WHAT IS EXPECTED: Repeat the listing word for word. No pictures belong in the copy.

DATASET CONTENT:
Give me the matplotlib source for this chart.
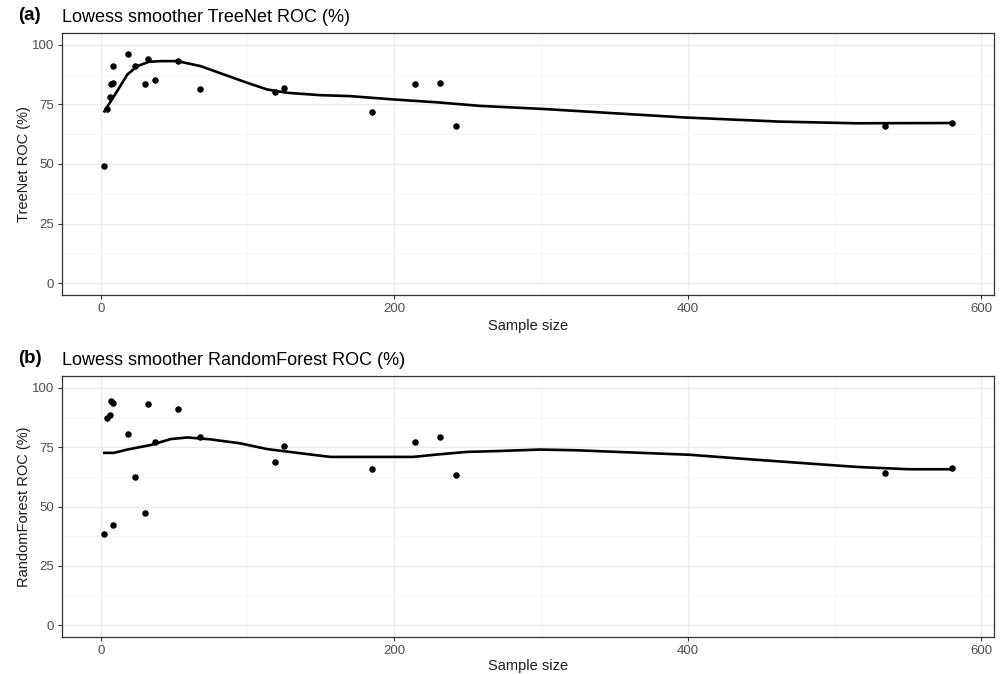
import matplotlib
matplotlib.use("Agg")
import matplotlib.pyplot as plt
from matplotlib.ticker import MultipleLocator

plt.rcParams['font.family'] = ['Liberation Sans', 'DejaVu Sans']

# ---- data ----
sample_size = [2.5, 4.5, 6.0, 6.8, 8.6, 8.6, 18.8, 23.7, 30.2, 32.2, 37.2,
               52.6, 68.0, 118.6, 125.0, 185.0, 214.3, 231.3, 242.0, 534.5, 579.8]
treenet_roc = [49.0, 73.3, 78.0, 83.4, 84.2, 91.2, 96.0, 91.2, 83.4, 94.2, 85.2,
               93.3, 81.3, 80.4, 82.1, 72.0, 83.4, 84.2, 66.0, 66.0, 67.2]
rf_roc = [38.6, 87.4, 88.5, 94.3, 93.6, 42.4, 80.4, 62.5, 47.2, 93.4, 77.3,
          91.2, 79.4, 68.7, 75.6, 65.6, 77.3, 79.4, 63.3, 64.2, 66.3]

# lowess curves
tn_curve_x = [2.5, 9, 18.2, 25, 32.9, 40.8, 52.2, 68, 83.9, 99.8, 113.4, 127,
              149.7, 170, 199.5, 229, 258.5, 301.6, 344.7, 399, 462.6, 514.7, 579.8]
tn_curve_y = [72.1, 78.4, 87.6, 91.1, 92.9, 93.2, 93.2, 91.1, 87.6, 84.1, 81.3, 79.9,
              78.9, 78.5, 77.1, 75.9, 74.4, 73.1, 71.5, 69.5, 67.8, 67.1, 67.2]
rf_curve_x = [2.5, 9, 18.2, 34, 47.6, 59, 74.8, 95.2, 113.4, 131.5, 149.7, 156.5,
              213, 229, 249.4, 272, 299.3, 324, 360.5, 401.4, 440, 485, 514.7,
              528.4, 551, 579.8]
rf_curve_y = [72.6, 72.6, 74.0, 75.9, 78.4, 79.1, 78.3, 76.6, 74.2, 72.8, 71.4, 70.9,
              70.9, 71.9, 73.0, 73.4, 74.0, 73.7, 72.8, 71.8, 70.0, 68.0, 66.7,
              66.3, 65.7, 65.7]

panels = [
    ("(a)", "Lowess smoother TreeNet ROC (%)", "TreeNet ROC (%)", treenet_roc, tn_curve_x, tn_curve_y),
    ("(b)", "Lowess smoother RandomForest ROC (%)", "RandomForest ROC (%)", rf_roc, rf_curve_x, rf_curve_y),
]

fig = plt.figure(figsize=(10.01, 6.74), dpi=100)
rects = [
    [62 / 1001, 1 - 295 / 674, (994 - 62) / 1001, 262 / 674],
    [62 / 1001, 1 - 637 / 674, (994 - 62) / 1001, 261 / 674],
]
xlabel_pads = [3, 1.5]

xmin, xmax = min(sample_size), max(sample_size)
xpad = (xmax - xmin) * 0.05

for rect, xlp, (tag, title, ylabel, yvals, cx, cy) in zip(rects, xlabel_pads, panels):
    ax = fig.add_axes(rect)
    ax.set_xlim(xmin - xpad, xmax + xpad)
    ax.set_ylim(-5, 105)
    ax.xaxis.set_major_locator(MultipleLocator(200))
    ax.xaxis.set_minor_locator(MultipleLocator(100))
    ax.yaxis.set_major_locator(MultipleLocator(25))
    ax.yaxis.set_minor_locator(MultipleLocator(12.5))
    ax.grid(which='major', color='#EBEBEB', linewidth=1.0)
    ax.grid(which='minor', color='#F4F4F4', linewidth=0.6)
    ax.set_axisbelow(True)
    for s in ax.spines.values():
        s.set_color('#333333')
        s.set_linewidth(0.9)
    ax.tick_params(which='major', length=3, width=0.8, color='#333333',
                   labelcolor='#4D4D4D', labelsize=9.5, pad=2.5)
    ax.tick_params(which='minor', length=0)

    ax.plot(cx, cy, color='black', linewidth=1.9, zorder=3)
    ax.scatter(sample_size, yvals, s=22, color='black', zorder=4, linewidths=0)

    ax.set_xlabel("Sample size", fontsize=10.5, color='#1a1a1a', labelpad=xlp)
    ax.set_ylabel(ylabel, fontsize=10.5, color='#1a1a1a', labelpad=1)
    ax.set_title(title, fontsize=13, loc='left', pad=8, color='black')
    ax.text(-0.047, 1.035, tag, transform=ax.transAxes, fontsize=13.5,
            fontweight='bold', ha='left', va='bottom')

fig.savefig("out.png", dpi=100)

RESULT:
Give me the matplotlib source for this chart.
import matplotlib
matplotlib.use("Agg")
import matplotlib.pyplot as plt
from matplotlib.ticker import MultipleLocator

plt.rcParams['font.family'] = ['Liberation Sans', 'DejaVu Sans']

# ---- data ----
sample_size = [2.5, 4.5, 6.0, 6.8, 8.6, 8.6, 18.8, 23.7, 30.2, 32.2, 37.2,
               52.6, 68.0, 118.6, 125.0, 185.0, 214.3, 231.3, 242.0, 534.5, 579.8]
treenet_roc = [49.0, 73.3, 78.0, 83.4, 84.2, 91.2, 96.0, 91.2, 83.4, 94.2, 85.2,
               93.3, 81.3, 80.4, 82.1, 72.0, 83.4, 84.2, 66.0, 66.0, 67.2]
rf_roc = [38.6, 87.4, 88.5, 94.3, 93.6, 42.4, 80.4, 62.5, 47.2, 93.4, 77.3,
          91.2, 79.4, 68.7, 75.6, 65.6, 77.3, 79.4, 63.3, 64.2, 66.3]

# lowess curves
tn_curve_x = [2.5, 9, 18.2, 25, 32.9, 40.8, 52.2, 68, 83.9, 99.8, 113.4, 127,
              149.7, 170, 199.5, 229, 258.5, 301.6, 344.7, 399, 462.6, 514.7, 579.8]
tn_curve_y = [72.1, 78.4, 87.6, 91.1, 92.9, 93.2, 93.2, 91.1, 87.6, 84.1, 81.3, 79.9,
              78.9, 78.5, 77.1, 75.9, 74.4, 73.1, 71.5, 69.5, 67.8, 67.1, 67.2]
rf_curve_x = [2.5, 9, 18.2, 34, 47.6, 59, 74.8, 95.2, 113.4, 131.5, 149.7, 156.5,
              213, 229, 249.4, 272, 299.3, 324, 360.5, 401.4, 440, 485, 514.7,
              528.4, 551, 579.8]
rf_curve_y = [72.6, 72.6, 74.0, 75.9, 78.4, 79.1, 78.3, 76.6, 74.2, 72.8, 71.4, 70.9,
              70.9, 71.9, 73.0, 73.4, 74.0, 73.7, 72.8, 71.8, 70.0, 68.0, 66.7,
              66.3, 65.7, 65.7]

panels = [
    ("(a)", "Lowess smoother TreeNet ROC (%)", "TreeNet ROC (%)", treenet_roc, tn_curve_x, tn_curve_y),
    ("(b)", "Lowess smoother RandomForest ROC (%)", "RandomForest ROC (%)", rf_roc, rf_curve_x, rf_curve_y),
]

fig = plt.figure(figsize=(10.01, 6.74), dpi=100)
rects = [
    [62 / 1001, 1 - 295 / 674, (994 - 62) / 1001, 262 / 674],
    [62 / 1001, 1 - 637 / 674, (994 - 62) / 1001, 261 / 674],
]
xlabel_pads = [3, 1.5]

xmin, xmax = min(sample_size), max(sample_size)
xpad = (xmax - xmin) * 0.05

for rect, xlp, (tag, title, ylabel, yvals, cx, cy) in zip(rects, xlabel_pads, panels):
    ax = fig.add_axes(rect)
    ax.set_xlim(xmin - xpad, xmax + xpad)
    ax.set_ylim(-5, 105)
    ax.xaxis.set_major_locator(MultipleLocator(200))
    ax.xaxis.set_minor_locator(MultipleLocator(100))
    ax.yaxis.set_major_locator(MultipleLocator(25))
    ax.yaxis.set_minor_locator(MultipleLocator(12.5))
    ax.grid(which='major', color='#EBEBEB', linewidth=1.0)
    ax.grid(which='minor', color='#F4F4F4', linewidth=0.6)
    ax.set_axisbelow(True)
    for s in ax.spines.values():
        s.set_color('#333333')
        s.set_linewidth(0.9)
    ax.tick_params(which='major', length=3, width=0.8, color='#333333',
                   labelcolor='#4D4D4D', labelsize=9.5, pad=2.5)
    ax.tick_params(which='minor', length=0)

    ax.plot(cx, cy, color='black', linewidth=1.9, zorder=3)
    ax.scatter(sample_size, yvals, s=22, color='black', zorder=4, linewidths=0)

    ax.set_xlabel("Sample size", fontsize=10.5, color='#1a1a1a', labelpad=xlp)
    ax.set_ylabel(ylabel, fontsize=10.5, color='#1a1a1a', labelpad=1)
    ax.set_title(title, fontsize=13, loc='left', pad=8, color='black')
    ax.text(-0.047, 1.035, tag, transform=ax.transAxes, fontsize=13.5,
            fontweight='bold', ha='left', va='bottom')

fig.savefig("out.png", dpi=100)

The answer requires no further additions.